▶ Directive
Each line from the line with "Clone this chart in matplotlib." to the line with "plt.rcParams['font.family'] = ['Lato', 'DejaVu", inclusive, is to be repeated exactly; no other line and no picture belongs in the copy.

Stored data

________

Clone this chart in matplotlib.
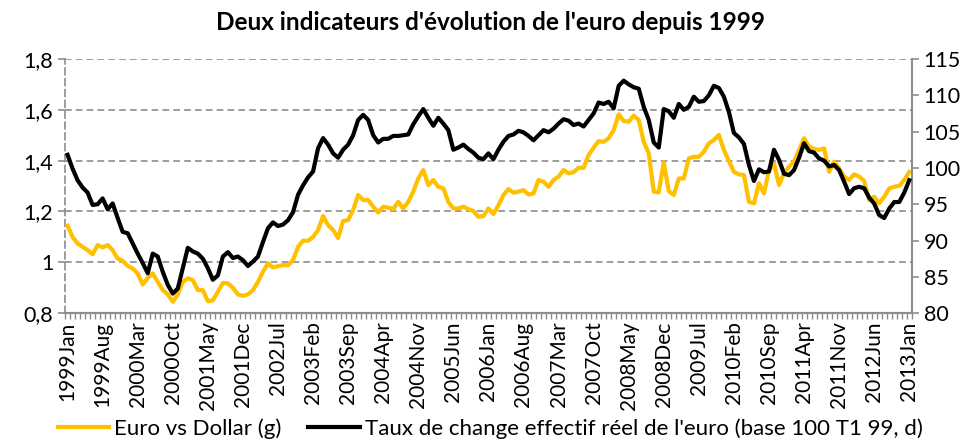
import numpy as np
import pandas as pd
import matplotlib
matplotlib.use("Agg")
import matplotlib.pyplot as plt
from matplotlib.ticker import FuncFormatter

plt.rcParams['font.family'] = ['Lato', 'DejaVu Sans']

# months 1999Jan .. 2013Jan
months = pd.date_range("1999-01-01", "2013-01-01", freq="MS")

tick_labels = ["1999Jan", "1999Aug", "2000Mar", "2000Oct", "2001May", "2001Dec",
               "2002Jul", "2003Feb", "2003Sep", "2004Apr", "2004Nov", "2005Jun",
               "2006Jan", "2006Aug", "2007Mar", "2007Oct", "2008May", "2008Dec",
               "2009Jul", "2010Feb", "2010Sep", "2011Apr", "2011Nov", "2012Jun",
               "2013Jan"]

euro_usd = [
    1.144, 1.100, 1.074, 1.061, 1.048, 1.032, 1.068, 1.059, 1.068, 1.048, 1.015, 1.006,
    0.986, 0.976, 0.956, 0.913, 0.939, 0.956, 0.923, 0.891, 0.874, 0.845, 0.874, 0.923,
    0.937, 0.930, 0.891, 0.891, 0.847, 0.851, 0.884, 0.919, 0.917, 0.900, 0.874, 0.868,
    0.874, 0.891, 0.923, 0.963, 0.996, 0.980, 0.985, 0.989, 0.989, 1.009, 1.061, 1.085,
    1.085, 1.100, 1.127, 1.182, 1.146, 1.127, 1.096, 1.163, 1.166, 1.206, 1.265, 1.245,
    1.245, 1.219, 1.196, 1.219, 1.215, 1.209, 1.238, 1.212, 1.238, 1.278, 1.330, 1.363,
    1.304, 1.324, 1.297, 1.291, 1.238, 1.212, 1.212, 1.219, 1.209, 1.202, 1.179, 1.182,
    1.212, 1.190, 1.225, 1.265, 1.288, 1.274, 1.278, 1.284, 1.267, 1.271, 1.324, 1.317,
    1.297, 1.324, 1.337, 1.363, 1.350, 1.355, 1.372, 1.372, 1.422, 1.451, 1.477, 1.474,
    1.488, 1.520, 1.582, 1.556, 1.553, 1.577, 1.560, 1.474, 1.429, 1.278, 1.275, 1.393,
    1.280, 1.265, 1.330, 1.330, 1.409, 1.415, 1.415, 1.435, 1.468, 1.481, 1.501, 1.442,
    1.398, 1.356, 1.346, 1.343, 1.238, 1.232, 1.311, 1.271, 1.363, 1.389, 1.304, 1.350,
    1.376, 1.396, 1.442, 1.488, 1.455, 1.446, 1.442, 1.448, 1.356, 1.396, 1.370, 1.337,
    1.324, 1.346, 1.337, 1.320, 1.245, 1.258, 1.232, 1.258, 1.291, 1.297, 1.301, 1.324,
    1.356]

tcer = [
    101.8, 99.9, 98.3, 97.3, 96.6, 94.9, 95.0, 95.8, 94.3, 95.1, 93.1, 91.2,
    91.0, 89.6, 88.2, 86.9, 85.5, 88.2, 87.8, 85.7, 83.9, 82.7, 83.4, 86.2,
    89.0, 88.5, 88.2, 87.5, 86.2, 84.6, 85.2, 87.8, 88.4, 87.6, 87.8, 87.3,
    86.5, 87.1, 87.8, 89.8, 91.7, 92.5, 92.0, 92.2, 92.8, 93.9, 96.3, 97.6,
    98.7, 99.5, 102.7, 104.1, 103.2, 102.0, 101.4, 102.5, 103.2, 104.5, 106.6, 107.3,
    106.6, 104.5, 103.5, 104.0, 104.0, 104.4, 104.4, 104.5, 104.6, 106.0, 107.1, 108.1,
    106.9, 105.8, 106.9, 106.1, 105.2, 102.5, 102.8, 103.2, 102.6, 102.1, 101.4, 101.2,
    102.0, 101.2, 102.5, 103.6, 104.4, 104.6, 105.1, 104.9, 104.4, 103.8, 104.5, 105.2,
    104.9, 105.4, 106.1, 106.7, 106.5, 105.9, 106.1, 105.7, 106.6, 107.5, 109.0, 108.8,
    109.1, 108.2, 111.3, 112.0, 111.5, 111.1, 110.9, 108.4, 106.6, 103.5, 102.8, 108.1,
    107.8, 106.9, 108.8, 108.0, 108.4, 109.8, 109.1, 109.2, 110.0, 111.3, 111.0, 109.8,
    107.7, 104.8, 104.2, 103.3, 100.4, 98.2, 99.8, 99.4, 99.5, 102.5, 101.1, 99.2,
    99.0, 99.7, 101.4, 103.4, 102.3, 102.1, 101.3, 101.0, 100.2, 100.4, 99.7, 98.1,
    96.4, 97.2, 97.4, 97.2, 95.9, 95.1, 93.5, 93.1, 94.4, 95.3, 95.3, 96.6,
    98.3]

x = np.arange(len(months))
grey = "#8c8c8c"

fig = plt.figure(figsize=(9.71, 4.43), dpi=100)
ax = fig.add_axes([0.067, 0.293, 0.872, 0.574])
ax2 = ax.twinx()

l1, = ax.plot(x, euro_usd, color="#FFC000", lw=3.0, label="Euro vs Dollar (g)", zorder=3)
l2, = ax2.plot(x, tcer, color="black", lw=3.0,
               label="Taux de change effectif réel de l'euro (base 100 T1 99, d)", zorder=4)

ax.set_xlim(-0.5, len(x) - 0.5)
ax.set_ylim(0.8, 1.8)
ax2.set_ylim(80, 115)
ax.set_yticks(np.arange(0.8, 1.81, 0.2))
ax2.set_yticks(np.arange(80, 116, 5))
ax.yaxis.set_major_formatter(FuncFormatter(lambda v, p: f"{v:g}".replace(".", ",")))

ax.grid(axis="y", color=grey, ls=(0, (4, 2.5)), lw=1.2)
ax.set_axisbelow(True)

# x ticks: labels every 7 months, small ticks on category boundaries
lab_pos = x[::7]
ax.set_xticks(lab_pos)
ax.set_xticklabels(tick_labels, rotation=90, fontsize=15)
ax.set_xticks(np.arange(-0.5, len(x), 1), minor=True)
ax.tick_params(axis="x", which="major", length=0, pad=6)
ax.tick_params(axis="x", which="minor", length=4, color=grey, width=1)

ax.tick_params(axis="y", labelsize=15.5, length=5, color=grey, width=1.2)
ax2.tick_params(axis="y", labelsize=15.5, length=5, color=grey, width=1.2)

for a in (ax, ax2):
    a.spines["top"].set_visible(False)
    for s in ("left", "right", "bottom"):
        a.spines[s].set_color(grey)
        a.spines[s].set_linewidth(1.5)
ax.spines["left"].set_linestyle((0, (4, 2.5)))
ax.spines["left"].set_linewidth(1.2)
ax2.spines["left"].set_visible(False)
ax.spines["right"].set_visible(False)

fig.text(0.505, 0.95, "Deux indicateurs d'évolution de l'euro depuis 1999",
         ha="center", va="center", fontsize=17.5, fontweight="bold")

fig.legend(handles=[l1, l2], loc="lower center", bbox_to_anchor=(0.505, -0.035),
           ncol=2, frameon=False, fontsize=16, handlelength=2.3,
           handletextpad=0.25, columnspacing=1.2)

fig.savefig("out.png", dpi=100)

________

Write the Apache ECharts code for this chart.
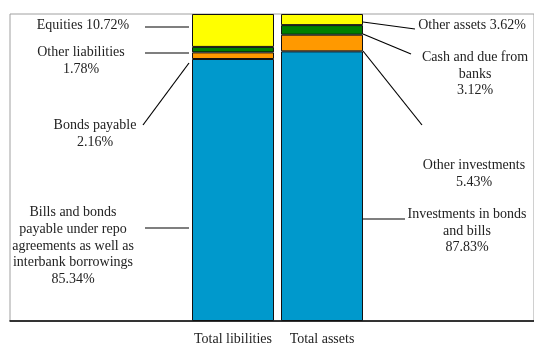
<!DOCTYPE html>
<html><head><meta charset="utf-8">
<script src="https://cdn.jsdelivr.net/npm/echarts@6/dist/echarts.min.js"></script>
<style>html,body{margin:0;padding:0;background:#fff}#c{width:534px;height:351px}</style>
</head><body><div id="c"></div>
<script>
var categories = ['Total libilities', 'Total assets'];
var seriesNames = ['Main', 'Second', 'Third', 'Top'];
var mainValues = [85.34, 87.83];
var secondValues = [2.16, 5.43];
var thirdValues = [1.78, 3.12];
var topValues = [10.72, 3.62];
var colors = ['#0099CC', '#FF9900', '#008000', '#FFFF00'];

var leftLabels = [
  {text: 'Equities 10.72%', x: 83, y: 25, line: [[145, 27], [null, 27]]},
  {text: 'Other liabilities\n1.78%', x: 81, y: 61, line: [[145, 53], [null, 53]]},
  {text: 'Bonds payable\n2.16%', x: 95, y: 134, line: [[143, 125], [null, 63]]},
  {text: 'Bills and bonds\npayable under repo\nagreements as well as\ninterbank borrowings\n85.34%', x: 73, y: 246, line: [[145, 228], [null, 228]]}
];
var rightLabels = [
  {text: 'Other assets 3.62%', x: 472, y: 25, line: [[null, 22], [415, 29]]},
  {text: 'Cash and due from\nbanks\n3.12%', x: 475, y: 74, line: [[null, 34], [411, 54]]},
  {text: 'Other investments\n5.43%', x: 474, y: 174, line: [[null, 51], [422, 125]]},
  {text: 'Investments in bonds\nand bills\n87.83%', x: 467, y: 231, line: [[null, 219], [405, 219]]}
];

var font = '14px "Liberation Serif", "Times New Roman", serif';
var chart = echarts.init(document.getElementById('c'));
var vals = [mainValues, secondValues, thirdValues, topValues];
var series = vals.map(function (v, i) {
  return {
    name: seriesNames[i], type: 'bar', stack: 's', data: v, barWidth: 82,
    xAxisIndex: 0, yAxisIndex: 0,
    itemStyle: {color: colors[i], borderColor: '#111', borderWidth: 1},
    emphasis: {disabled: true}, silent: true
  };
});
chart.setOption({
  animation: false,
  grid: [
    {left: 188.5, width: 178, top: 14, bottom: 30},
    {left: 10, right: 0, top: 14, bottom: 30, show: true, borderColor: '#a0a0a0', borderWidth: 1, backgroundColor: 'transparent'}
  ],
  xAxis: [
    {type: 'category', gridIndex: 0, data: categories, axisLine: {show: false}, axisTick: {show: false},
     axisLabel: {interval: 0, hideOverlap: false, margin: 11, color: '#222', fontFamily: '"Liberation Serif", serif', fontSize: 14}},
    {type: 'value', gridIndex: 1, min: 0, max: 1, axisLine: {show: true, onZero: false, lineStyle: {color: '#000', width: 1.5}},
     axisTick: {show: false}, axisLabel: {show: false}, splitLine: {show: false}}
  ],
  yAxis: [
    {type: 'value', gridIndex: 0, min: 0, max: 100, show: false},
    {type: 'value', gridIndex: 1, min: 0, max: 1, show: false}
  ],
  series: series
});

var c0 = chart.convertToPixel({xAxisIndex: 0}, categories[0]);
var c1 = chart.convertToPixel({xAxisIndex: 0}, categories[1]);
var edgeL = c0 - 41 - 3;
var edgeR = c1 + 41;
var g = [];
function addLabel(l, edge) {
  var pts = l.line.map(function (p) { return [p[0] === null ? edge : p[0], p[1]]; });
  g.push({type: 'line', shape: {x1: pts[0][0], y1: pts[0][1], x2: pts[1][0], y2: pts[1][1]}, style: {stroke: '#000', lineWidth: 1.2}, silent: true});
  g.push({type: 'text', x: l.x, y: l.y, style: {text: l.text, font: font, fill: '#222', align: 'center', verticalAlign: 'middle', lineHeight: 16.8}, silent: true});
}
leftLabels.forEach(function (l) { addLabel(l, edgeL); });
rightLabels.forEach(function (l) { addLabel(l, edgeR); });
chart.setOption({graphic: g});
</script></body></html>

________

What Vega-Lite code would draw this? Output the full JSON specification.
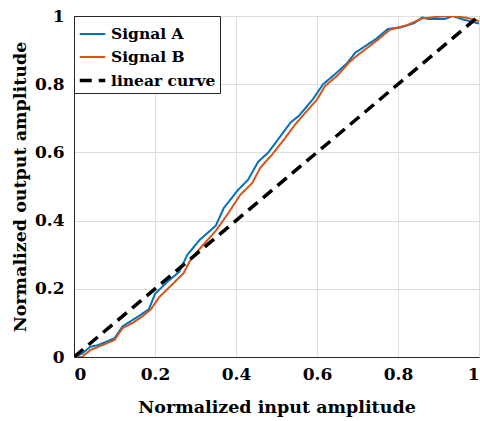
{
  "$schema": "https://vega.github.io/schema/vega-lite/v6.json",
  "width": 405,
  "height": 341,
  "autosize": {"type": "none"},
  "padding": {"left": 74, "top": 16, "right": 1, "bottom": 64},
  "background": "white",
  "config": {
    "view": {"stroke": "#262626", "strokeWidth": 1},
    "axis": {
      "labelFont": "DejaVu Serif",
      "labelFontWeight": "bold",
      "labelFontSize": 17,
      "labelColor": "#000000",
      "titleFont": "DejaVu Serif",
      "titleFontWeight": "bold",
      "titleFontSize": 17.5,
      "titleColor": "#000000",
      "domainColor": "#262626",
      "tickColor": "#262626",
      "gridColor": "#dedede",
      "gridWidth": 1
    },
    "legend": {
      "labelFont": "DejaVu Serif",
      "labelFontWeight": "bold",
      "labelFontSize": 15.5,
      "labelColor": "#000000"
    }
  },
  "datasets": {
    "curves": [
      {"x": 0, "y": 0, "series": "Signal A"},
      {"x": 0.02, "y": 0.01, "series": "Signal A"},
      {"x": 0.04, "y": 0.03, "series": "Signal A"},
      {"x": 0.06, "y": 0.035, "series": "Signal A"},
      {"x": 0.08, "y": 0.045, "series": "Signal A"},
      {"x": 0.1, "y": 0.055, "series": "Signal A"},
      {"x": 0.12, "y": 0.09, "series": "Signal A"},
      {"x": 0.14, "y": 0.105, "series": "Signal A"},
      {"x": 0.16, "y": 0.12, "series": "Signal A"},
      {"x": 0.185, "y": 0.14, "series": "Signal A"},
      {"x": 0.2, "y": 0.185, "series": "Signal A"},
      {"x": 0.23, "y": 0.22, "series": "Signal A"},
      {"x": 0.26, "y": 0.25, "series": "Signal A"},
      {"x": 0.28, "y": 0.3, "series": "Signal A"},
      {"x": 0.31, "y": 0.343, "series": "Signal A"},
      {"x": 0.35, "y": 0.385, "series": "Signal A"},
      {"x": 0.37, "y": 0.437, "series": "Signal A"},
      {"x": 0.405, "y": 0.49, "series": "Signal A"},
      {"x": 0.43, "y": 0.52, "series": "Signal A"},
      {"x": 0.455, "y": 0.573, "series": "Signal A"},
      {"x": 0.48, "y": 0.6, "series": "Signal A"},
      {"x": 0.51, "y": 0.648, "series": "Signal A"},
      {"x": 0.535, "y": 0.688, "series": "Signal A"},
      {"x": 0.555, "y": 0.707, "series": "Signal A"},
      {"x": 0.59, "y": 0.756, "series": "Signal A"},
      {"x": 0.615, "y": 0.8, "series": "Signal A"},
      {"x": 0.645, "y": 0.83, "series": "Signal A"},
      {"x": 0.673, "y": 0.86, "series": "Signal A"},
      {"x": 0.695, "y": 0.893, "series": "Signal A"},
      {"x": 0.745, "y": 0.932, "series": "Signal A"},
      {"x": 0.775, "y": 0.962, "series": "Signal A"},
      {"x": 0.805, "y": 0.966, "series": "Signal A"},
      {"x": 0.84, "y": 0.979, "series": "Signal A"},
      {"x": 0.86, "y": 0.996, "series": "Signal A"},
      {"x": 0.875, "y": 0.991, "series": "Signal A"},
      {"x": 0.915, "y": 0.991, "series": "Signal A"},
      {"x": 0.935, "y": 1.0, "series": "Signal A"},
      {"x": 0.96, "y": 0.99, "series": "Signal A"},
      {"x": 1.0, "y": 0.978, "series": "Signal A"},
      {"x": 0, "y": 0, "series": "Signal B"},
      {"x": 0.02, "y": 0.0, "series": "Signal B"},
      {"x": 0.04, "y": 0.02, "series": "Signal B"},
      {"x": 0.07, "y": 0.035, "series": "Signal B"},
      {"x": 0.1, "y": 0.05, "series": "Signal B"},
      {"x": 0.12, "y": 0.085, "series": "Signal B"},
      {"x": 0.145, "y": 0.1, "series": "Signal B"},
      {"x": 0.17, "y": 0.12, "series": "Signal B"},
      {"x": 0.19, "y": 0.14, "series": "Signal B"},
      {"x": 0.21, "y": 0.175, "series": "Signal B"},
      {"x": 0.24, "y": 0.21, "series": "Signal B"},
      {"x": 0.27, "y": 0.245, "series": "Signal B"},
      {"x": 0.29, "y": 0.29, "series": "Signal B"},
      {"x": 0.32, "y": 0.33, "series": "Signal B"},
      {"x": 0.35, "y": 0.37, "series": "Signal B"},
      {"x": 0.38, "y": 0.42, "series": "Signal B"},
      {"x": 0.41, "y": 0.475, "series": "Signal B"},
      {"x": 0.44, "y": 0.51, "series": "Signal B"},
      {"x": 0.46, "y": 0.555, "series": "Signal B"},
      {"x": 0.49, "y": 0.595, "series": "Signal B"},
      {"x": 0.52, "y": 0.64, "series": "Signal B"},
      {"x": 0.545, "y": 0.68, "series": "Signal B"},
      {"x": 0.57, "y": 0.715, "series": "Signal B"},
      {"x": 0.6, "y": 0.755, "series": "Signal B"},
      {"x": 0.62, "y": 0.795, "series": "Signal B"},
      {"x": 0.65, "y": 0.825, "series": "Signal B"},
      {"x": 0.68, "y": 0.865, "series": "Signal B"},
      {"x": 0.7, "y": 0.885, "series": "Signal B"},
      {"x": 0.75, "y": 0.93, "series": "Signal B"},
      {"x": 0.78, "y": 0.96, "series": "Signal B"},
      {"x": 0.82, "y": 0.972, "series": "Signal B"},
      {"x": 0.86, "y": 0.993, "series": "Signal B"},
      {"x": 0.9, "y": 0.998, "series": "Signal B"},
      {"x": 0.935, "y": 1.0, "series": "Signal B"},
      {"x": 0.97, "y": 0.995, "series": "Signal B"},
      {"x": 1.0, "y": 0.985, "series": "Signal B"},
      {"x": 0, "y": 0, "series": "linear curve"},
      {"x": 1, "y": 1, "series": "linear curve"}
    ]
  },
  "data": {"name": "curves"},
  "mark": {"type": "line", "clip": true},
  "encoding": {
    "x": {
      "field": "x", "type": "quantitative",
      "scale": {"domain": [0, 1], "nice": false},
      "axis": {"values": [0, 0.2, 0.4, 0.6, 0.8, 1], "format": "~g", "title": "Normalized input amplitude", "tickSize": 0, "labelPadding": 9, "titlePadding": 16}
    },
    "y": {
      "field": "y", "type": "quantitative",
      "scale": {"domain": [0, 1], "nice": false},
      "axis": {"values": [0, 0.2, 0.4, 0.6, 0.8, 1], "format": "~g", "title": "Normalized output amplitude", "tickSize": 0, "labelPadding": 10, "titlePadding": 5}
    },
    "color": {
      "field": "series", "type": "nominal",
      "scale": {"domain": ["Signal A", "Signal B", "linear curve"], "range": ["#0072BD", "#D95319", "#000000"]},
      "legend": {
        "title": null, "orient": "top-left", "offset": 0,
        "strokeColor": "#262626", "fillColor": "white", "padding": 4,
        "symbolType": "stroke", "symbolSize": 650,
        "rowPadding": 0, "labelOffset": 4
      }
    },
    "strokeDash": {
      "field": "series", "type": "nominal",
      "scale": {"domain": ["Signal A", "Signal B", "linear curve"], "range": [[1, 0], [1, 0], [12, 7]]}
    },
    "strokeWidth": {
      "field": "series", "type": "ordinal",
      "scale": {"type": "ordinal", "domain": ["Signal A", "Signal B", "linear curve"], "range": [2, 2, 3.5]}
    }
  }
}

________

▶ Correct answer
Clone this chart in matplotlib.
import numpy as np
import pandas as pd
import matplotlib
matplotlib.use("Agg")
import matplotlib.pyplot as plt
from matplotlib.ticker import FuncFormatter

plt.rcParams['font.family'] = ['Lato', 'DejaVu Sans']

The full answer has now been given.